In the records below, begin at the line containing "What matplotlib code" and end at the line containing "from matplotlib.transforms import"; quote every line in that span exactly, including both boundary lines, and no others.

* _Input for this task_

-------------------------

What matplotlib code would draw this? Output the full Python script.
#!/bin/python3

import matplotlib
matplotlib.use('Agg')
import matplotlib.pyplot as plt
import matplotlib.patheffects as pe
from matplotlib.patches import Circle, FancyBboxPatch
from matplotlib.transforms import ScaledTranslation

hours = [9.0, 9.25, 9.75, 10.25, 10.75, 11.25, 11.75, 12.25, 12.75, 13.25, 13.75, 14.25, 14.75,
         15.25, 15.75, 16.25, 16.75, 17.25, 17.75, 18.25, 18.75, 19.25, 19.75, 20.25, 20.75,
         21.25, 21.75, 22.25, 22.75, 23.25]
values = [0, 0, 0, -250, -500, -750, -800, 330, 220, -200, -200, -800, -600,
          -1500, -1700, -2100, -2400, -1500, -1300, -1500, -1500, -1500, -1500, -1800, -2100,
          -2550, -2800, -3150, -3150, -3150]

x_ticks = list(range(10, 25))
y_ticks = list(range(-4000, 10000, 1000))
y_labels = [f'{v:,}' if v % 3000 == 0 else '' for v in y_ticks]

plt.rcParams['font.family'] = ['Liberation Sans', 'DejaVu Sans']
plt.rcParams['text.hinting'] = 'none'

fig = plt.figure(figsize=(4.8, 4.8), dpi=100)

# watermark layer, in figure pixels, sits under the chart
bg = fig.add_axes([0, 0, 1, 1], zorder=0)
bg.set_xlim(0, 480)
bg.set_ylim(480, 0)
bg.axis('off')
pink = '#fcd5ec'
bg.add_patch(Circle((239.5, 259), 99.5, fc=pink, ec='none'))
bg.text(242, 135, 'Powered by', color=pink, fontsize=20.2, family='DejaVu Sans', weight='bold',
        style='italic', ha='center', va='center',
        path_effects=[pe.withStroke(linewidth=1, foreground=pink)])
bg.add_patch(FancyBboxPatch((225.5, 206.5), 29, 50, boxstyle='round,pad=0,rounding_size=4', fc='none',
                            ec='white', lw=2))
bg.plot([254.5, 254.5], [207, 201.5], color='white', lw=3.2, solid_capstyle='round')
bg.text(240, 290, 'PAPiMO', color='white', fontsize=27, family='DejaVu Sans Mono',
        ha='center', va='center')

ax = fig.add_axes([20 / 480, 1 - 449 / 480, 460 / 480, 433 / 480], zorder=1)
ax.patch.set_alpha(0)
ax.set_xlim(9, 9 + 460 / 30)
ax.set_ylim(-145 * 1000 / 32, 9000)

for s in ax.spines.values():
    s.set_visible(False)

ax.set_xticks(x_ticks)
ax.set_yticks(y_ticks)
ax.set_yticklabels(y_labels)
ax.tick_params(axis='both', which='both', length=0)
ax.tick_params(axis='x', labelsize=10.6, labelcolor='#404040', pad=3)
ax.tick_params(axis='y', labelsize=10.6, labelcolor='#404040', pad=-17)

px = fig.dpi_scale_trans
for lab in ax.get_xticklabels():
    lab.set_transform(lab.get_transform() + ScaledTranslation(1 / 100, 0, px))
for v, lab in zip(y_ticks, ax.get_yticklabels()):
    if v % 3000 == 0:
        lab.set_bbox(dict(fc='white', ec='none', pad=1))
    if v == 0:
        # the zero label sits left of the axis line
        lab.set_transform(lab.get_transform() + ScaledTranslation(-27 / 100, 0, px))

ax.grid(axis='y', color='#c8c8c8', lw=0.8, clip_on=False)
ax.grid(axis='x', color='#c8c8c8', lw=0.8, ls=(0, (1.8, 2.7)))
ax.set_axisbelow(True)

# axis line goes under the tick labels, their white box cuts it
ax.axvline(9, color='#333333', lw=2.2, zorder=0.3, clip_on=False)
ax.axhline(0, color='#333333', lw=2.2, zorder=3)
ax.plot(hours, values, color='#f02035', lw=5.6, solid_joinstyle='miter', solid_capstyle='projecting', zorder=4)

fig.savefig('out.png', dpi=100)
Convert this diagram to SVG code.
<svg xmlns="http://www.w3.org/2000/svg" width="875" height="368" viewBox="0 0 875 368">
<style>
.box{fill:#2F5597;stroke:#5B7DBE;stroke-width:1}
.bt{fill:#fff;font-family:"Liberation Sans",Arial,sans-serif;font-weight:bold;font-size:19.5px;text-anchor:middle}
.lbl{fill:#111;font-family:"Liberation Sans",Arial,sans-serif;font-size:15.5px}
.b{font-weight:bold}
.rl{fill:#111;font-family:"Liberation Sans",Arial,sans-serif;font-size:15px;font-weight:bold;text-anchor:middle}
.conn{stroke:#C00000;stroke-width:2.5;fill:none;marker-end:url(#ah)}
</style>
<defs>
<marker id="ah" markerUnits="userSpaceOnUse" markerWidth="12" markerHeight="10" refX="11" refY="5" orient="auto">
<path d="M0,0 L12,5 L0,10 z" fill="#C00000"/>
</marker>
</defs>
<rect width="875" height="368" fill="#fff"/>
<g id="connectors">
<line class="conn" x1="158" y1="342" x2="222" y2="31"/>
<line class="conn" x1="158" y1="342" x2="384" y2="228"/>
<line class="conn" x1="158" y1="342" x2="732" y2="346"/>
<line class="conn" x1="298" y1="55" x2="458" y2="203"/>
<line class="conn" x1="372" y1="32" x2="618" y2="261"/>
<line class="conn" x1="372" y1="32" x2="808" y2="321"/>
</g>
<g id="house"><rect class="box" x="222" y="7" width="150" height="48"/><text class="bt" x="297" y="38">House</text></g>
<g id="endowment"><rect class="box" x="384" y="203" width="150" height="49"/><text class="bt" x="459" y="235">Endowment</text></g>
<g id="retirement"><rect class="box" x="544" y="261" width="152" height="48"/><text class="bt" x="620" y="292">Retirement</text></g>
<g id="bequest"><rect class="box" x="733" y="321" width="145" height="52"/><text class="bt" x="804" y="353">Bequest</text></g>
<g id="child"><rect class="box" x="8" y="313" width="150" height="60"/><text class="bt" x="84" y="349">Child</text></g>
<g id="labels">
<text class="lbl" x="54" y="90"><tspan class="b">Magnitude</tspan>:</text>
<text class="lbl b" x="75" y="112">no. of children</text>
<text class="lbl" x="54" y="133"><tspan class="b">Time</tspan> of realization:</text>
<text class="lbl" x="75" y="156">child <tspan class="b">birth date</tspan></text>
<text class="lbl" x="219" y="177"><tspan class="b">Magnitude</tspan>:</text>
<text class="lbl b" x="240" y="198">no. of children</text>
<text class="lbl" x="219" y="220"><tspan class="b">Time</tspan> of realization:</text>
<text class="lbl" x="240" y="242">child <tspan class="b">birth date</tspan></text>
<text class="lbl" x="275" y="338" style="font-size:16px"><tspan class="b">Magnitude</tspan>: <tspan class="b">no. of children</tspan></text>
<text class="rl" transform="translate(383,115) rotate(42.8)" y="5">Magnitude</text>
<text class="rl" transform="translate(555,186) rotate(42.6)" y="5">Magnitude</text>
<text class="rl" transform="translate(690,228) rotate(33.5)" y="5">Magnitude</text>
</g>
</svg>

-------------------------

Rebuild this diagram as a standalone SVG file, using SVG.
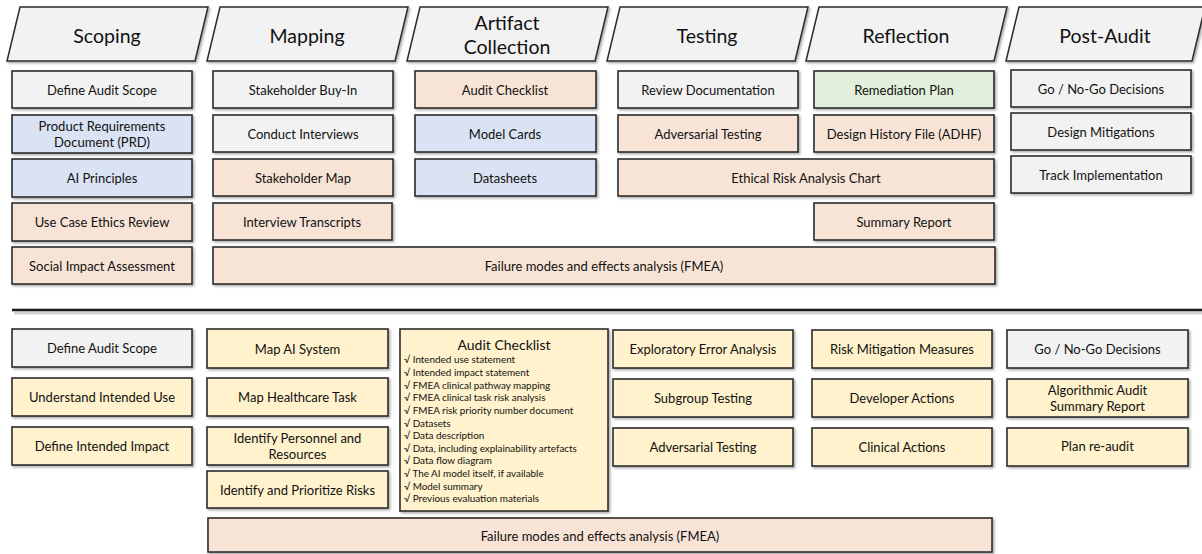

-------------------------

* _Result of the task_
What matplotlib code would draw this? Output the full Python script.
#!/bin/python3

import matplotlib
matplotlib.use('Agg')
import matplotlib.pyplot as plt
import matplotlib.patheffects as pe
from matplotlib.patches import Circle, FancyBboxPatch
from matplotlib.transforms import ScaledTranslation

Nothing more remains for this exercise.